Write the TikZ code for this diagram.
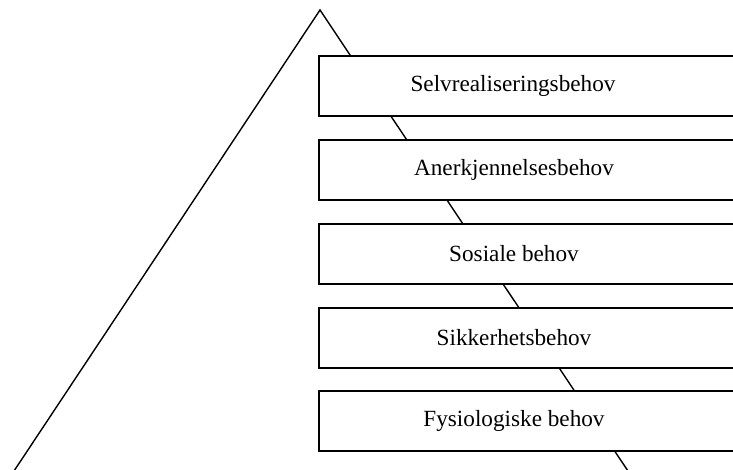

* * *

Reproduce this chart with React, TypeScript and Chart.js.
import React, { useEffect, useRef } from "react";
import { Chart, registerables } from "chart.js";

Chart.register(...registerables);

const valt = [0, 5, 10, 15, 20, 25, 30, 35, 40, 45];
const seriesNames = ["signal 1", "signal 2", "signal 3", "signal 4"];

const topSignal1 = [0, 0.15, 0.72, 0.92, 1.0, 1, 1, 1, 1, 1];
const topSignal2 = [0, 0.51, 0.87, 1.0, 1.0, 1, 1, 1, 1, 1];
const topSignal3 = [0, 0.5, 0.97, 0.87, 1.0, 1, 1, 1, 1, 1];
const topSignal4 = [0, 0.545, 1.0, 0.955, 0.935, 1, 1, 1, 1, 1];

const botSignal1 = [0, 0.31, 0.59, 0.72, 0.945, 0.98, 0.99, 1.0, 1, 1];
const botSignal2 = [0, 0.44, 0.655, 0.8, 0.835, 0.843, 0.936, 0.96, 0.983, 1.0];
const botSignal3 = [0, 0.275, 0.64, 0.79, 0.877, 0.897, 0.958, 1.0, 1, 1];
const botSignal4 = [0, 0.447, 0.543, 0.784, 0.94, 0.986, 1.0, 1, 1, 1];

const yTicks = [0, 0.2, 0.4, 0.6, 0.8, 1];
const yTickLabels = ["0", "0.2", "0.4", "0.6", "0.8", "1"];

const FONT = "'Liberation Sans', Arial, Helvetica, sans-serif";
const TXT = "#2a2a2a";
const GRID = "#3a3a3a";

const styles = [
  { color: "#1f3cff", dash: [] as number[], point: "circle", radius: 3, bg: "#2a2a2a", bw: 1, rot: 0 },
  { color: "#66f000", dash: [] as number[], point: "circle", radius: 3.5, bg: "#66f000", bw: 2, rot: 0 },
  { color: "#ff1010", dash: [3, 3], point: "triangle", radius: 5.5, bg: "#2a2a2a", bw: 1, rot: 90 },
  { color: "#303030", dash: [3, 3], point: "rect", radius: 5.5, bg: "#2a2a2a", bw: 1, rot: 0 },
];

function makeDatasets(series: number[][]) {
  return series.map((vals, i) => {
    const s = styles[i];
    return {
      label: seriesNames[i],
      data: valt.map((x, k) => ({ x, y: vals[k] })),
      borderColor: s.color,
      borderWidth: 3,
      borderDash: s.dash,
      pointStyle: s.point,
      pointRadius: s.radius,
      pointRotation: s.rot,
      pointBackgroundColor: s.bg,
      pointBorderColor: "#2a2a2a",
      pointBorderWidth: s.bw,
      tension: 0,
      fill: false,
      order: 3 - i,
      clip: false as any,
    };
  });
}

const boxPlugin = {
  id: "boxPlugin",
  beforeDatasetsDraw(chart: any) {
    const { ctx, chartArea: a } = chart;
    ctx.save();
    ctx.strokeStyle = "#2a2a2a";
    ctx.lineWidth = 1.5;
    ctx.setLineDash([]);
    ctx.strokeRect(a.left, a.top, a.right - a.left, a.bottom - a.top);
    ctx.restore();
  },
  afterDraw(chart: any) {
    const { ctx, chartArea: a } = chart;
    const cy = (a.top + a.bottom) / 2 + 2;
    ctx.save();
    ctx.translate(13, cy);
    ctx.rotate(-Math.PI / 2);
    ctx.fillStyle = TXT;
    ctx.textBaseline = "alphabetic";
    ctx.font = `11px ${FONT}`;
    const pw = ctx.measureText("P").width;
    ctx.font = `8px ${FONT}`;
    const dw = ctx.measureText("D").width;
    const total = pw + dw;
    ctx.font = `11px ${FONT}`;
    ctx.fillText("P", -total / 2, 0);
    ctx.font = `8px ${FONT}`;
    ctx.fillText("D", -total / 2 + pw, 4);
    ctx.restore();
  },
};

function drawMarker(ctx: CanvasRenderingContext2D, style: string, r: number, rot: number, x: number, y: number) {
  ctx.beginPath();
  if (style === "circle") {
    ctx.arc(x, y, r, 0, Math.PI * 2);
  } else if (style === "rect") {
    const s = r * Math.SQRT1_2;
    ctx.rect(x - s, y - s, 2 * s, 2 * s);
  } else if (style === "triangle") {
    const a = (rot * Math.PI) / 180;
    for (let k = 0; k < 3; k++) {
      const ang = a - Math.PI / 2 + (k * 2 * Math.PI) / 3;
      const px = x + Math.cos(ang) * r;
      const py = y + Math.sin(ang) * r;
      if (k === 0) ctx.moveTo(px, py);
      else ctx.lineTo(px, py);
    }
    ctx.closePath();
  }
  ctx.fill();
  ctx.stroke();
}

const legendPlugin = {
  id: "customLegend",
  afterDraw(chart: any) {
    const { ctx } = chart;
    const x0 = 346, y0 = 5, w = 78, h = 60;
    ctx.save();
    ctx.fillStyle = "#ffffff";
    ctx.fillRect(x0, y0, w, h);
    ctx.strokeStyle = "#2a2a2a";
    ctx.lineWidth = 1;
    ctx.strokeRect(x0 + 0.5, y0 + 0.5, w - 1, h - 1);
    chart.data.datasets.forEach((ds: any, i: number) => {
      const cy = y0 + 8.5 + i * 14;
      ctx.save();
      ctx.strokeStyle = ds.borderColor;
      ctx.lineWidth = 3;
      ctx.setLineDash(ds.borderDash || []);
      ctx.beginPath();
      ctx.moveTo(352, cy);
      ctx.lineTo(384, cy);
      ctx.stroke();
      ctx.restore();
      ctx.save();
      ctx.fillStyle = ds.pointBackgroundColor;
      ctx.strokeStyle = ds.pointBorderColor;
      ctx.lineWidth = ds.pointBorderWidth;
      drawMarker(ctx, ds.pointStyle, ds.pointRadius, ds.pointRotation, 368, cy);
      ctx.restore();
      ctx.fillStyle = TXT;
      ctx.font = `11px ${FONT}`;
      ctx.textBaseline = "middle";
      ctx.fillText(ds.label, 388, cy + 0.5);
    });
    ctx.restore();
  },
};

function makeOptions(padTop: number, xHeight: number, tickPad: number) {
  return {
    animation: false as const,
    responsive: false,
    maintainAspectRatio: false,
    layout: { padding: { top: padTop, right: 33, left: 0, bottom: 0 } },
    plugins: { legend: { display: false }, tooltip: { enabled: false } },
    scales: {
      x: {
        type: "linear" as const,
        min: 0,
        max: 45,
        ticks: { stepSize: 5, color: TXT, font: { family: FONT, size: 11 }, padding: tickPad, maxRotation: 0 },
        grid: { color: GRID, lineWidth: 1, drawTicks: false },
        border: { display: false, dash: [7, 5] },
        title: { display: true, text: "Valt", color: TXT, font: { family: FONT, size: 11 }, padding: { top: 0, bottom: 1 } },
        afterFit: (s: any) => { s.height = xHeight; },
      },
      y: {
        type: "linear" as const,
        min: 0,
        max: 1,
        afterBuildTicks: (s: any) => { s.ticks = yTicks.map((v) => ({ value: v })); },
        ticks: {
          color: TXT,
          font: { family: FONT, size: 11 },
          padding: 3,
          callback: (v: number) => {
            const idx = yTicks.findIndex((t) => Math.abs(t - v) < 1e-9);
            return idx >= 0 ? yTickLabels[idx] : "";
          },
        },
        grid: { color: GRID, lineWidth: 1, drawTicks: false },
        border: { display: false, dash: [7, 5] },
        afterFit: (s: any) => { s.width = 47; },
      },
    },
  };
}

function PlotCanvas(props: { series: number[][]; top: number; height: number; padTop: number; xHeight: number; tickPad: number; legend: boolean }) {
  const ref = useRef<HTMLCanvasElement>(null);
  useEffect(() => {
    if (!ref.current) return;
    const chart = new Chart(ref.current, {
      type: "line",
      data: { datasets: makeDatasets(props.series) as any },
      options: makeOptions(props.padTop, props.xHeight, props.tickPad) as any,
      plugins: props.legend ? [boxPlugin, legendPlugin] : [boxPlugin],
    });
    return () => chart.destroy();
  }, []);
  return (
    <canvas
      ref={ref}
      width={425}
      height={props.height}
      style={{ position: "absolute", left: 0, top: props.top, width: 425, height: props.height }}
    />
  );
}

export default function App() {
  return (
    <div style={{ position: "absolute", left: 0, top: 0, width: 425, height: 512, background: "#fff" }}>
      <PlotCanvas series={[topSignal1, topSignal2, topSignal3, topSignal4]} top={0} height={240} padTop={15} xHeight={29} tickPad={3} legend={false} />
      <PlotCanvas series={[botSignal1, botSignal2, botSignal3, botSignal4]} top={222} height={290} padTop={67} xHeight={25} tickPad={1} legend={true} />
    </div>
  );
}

*Required work*: Repeat the span of lines that opens with the line holding "Reproduce this chart" and closes with the line holding "0.935, 1, 1, 1, 1, 1];", exactly as it stands.

*Result*:
Reproduce this chart with React, TypeScript and Chart.js.
import React, { useEffect, useRef } from "react";
import { Chart, registerables } from "chart.js";

Chart.register(...registerables);

const valt = [0, 5, 10, 15, 20, 25, 30, 35, 40, 45];
const seriesNames = ["signal 1", "signal 2", "signal 3", "signal 4"];

const topSignal1 = [0, 0.15, 0.72, 0.92, 1.0, 1, 1, 1, 1, 1];
const topSignal2 = [0, 0.51, 0.87, 1.0, 1.0, 1, 1, 1, 1, 1];
const topSignal3 = [0, 0.5, 0.97, 0.87, 1.0, 1, 1, 1, 1, 1];
const topSignal4 = [0, 0.545, 1.0, 0.955, 0.935, 1, 1, 1, 1, 1];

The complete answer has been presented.